- _RECORDS SHOWN_:
== == ==
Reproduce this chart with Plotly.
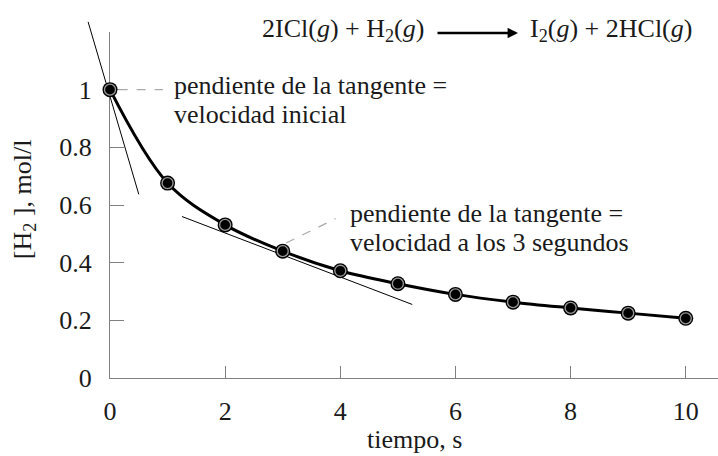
import plotly.graph_objects as go

# ---------------- data ----------------
time_s = [0, 1, 2, 3, 4, 5, 6, 7, 8, 9, 10]
h2_conc = [1.0, 0.676, 0.531, 0.440, 0.372, 0.327, 0.290, 0.263, 0.243, 0.225, 0.207]

x_ticks = [0, 2, 4, 6, 8, 10]
x_tick_labels = ["0", "2", "4", "6", "8", "10"]
y_ticks = [0, 0.2, 0.4, 0.6, 0.8, 1]
y_tick_labels = ["0", "0.2", "0.4", "0.6", "0.8", "1"]

# tangent lines
tangent_initial_t = [-0.38, 0.50]
tangent_initial_c = [1.235, 0.637]
tangent_3s_t = [1.25, 5.25]
tangent_3s_c = [0.560, 0.255]

# dashed leader lines
leader_initial_t = [0.15, 0.92]
leader_initial_c = [1.0, 1.0]
leader_3s_t = [3.06, 3.92]
leader_3s_c = [0.468, 0.553]

# ---------------- layout geometry ----------------
W, H = 718, 456
left_px, right_px, top_px, bottom_px = 110, 0, 32, 78
x_range = [0, 10.56]
y_range = [0, 1.2]

xdom = [left_px / W, 1 - right_px / W]
ydom = [bottom_px / H, 1 - top_px / H]
px_per_x = W * (xdom[1] - xdom[0]) / (x_range[1] - x_range[0])
px_per_y = H * (ydom[1] - ydom[0]) / (y_range[1] - y_range[0])
x2_range = [x_range[0] - left_px / px_per_x, x_range[1] + right_px / px_per_x]
y2_range = [y_range[0] - bottom_px / px_per_y, y_range[1] + top_px / px_per_y]

FONT = "Liberation Serif"
AXC = "#808080"
TXT = "#1a1a1a"
FS = 26

fig = go.Figure()

# overlay (full-figure) axes for tangents and leaders, not clipped to the plot area
fig.add_trace(go.Scatter(x=tangent_initial_t, y=tangent_initial_c, mode="lines",
                         line=dict(color="black", width=1), xaxis="x2", yaxis="y2",
                         hoverinfo="skip", showlegend=False))
fig.add_trace(go.Scatter(x=tangent_3s_t, y=tangent_3s_c, mode="lines",
                         line=dict(color="black", width=1), xaxis="x2", yaxis="y2",
                         hoverinfo="skip", showlegend=False))
fig.add_trace(go.Scatter(x=leader_initial_t, y=leader_initial_c, mode="lines",
                         line=dict(color="#aaaaaa", width=1.2, dash="dash"), xaxis="x2", yaxis="y2",
                         hoverinfo="skip", showlegend=False))
fig.add_trace(go.Scatter(x=leader_3s_t, y=leader_3s_c, mode="lines",
                         line=dict(color="#aaaaaa", width=1.2, dash="dash"), xaxis="x2", yaxis="y2",
                         hoverinfo="skip", showlegend=False))

# main curve
fig.add_trace(go.Scatter(x=time_s, y=h2_conc, mode="lines",
                         line=dict(color="black", width=3, shape="spline", smoothing=1.0),
                         xaxis="x2", yaxis="y2", showlegend=False))
fig.add_trace(go.Scatter(x=time_s, y=h2_conc, mode="markers",
                         marker=dict(color="black", size=15),
                         xaxis="x2", yaxis="y2", showlegend=False))
fig.add_trace(go.Scatter(x=time_s, y=h2_conc, mode="markers",
                         marker=dict(color="black", size=11, line=dict(color="#9a9a9a", width=1.3)),
                         xaxis="x2", yaxis="y2", showlegend=False))

# invisible trace on main axes so that they render
fig.add_trace(go.Scatter(x=time_s, y=h2_conc, mode="markers", marker=dict(opacity=0),
                         hoverinfo="skip", showlegend=False))

axis_common = dict(showgrid=False, zeroline=False, showline=True, linecolor=AXC, linewidth=1.3,
                   ticks="inside", tickcolor=AXC, tickwidth=1.3,
                   tickfont=dict(family=FONT, size=FS, color=TXT), fixedrange=True)

fig.update_layout(
    width=W, height=H,
    margin=dict(l=0, r=0, t=0, b=0, autoexpand=False),
    paper_bgcolor="white", plot_bgcolor="rgba(0,0,0,0)",
    showlegend=False,
    font=dict(family=FONT, size=FS, color=TXT),
    xaxis=dict(domain=xdom, range=x_range, anchor="y", tickvals=x_ticks, ticktext=x_tick_labels,
               ticklen=12, ticklabelstandoff=10, **axis_common),
    yaxis=dict(domain=ydom, range=y_range, anchor="x", tickvals=y_ticks, ticktext=y_tick_labels,
               ticklen=14, ticklabelstandoff=12, **axis_common),
    xaxis2=dict(domain=[0, 1], range=x2_range, anchor="y2", visible=False, fixedrange=True),
    yaxis2=dict(domain=[0, 1], range=y2_range, anchor="x2", visible=False, fixedrange=True),
)

ann_font = dict(family=FONT, size=FS, color=TXT)
annotations = [
    # axis titles
    dict(text="tiempo, s", xref="x", yref="paper", x=(x_range[0] + x_range[1]) / 2,
         y=1 - 439 / H, xanchor="center", yanchor="middle", showarrow=False, font=ann_font),
    dict(text="[H<sub>2</sub> ], mol/l", xref="paper", yref="y", x=24 / W, y=0.62,
         textangle=-90, xanchor="center", yanchor="middle", showarrow=False, font=ann_font),
    # labels
    dict(text="pendiente de la tangente =", xref="x", yref="y", x=1.08, y=1.015,
         xanchor="left", yanchor="middle", showarrow=False, font=ann_font),
    dict(text="velocidad inicial", xref="x", yref="y", x=1.08, y=0.913,
         xanchor="left", yanchor="middle", showarrow=False, font=ann_font),
    dict(text="pendiente de la tangente =", xref="x", yref="y", x=4.14, y=0.572,
         xanchor="left", yanchor="middle", showarrow=False, font=ann_font),
    dict(text="velocidad a los 3 segundos", xref="x", yref="y", x=4.14, y=0.471,
         xanchor="left", yanchor="middle", showarrow=False, font=ann_font),
    # reaction equation
    dict(text="2ICl(<i>g</i>) + H<sub>2</sub>(<i>g</i>)", xref="paper", yref="paper",
         x=426 / W, y=1 - 30 / H, xanchor="right", yanchor="middle", showarrow=False, font=ann_font),
    dict(text="I<sub>2</sub>(<i>g</i>) + 2HCl(<i>g</i>)", xref="paper", yref="paper",
         x=528 / W, y=1 - 30 / H, xanchor="left", yanchor="middle", showarrow=False, font=ann_font),
    dict(text="", xref="paper", yref="paper", x=518 / W, y=1 - 33 / H,
         ax=-82, ay=0, showarrow=True, arrowhead=2, arrowsize=0.8, arrowwidth=2.6,
         arrowcolor="black", standoff=0),
]
fig.update_layout(annotations=annotations)

fig.write_html("out.html", config={"displayModeBar": False, "staticPlot": False},
               post_script="document.body.style.margin='0';document.body.style.padding='0';")
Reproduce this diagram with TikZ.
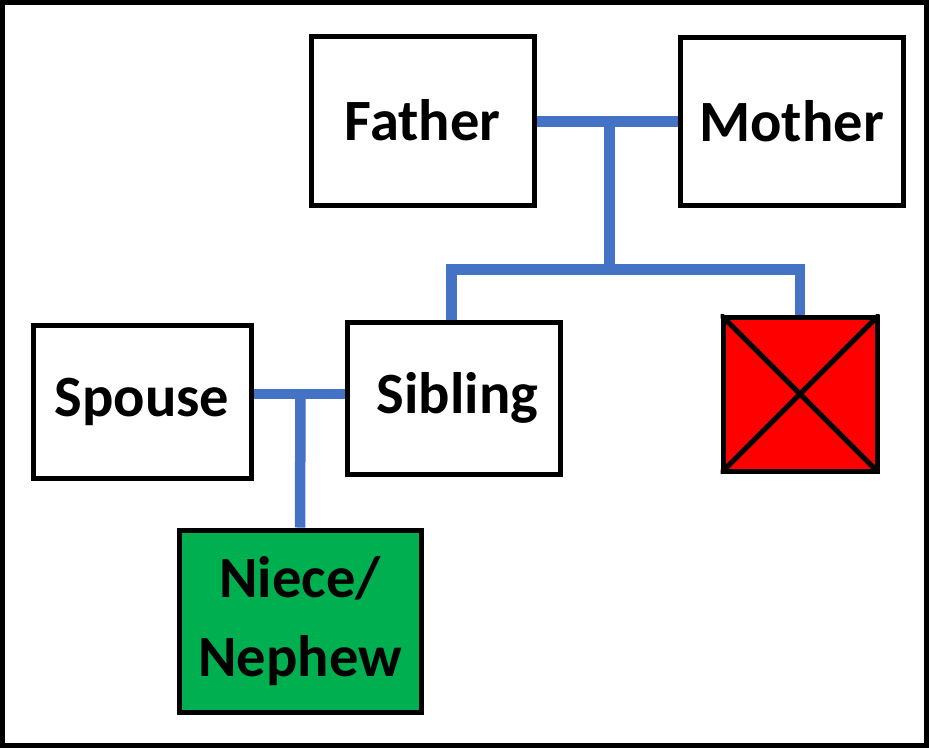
\documentclass[tikz,border=0pt]{standalone}
\usepackage{fontspec}
\setmainfont{Carlito}
\usepackage{xcolor}
\usepackage{tikz}
\usetikzlibrary{calc}
\definecolor{kinblue}{RGB}{68,114,196}
\definecolor{kingreen}{RGB}{0,176,80}
\definecolor{kinred}{RGB}{255,0,0}

\begin{document}
\begin{tikzpicture}[
    x=1pt, y=-1pt,
    personbox/.style={draw, line width=5pt, inner sep=0pt, align=center, font=\fontsize{58.5}{79}\selectfont\bfseries},
    kinline/.style={draw=kinblue, line width=10.5pt, line join=miter},
]
    \useasboundingbox (0,0) rectangle (929,748);
    \draw[line width=5pt] (2.5,2.5) rectangle (926.5,745.5);

    \node[personbox, minimum width=223pt, minimum height=169pt] (father) at (422.5,120.5) {Father};
    \node[personbox, minimum width=223pt, minimum height=168pt] (mother) at (791.5,121) {Mother};
    \node[personbox, minimum width=218pt, minimum height=153pt] (spouse) at (142,401.5) {Spouse};
    \node[personbox, minimum width=213pt, minimum height=152pt] (sibling) at (453.5,398) {\hspace*{8pt}Sibling};
    \node[personbox, fill=kinred, minimum width=154pt, minimum height=154pt] (lost) at (800,394) {};
    \node[personbox, fill=kingreen, minimum width=242pt, minimum height=182pt] (niece) at (300,621) {Niece/\\Nephew};

    \begin{scope}
        \clip (lost.north west) rectangle (lost.south east);
        \draw[line width=5pt] (lost.north west) -- (lost.south east);
        \draw[line width=5pt] (lost.north east) -- (lost.south west);
    \end{scope}

    \coordinate (parents) at (609.5,121.5);
    \coordinate (bar) at (609.5,269.5);
    \coordinate (couple) at (300.5,394);

    \draw[kinline] (father.east |- parents) -- (mother.west |- parents);
    \draw[kinline] (parents) -- (bar);
    \draw[kinline] (sibling.north -| 451.5,0) |- (bar) -| (lost.north);
    \draw[kinline] (spouse.east |- couple) -- (sibling.west |- couple);
    \draw[kinline] (couple) -- (niece.north);
\end{tikzpicture}
\end{document}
== == ==
- _WORK INSTRUCTIONS_:
Pictures are excluded: retype only the lines from the beginning of the listing above through the line with "tangent_3s_c = [0.560, 0.255]", both included.

- _THE ANSWER_:
Reproduce this chart with Plotly.
import plotly.graph_objects as go

# ---------------- data ----------------
time_s = [0, 1, 2, 3, 4, 5, 6, 7, 8, 9, 10]
h2_conc = [1.0, 0.676, 0.531, 0.440, 0.372, 0.327, 0.290, 0.263, 0.243, 0.225, 0.207]

x_ticks = [0, 2, 4, 6, 8, 10]
x_tick_labels = ["0", "2", "4", "6", "8", "10"]
y_ticks = [0, 0.2, 0.4, 0.6, 0.8, 1]
y_tick_labels = ["0", "0.2", "0.4", "0.6", "0.8", "1"]

# tangent lines
tangent_initial_t = [-0.38, 0.50]
tangent_initial_c = [1.235, 0.637]
tangent_3s_t = [1.25, 5.25]
tangent_3s_c = [0.560, 0.255]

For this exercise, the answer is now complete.